2 Corinthians 5:17, “ This means that anyone who belongs to Christ has become a new person. The old life is gone; a new life has begun” (NLT)
Old life, new life. The past couple of weeks Dale and I have been working outside. We have been cutting back some old life and making plans for some new life. A redesign of the exterior of our home. Nothing major, just taking out some trees and replacing them in the future with fruit trees. Recently Dale planted some berry bushes. Watching them grow and sprout into full growth is interesting. At times we wondered if they would make it. We wondered if the placement of the bushes was the right one. Will they get enough sun? Will they get too much sun?
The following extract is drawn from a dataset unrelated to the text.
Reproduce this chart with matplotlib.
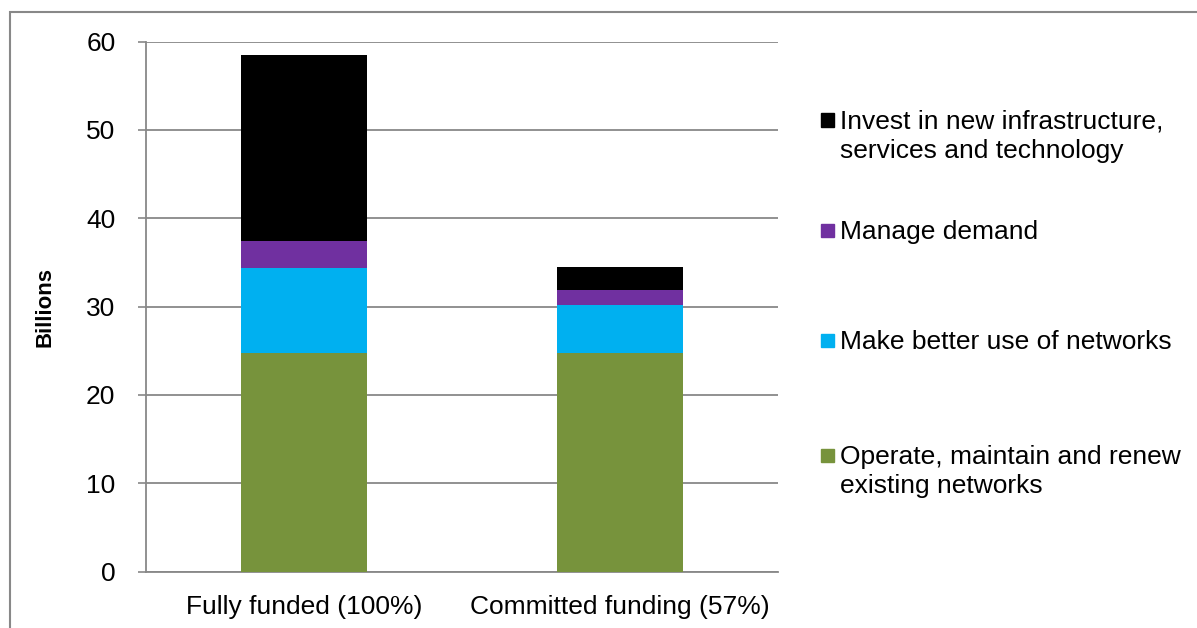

As I began with this scripture, my mind was flooded with ideas about old life versus new life. Nicodemus wondered also when our Lord told him that he must be born again. I know I often rebelled at the thought of being a born-again Christian. I thought it was for weak people, or people who didn’t know who Jesus was. I was raised in church, I went to parochial school, I knew Jesus. I was a good person. That was all true, but for me, there came a point in my life that I knew I needed more. Once I became a born-again Christian, I discovered a whole new life for myself. The peace I experienced was different than everything else I had previously experienced. I understood what it meant for the old life to pass away and a new life beginning.
I didn’t expect as many changes that happened as result of becoming one of those Jesus people. I truly felt new. Although that was 45 years ago, I still feel like I am learning and growing. The excitement for life is vital to me. Yes, I have bad days and days that seem to linger forever, but, the basic part of me is so glad I discovered that new life.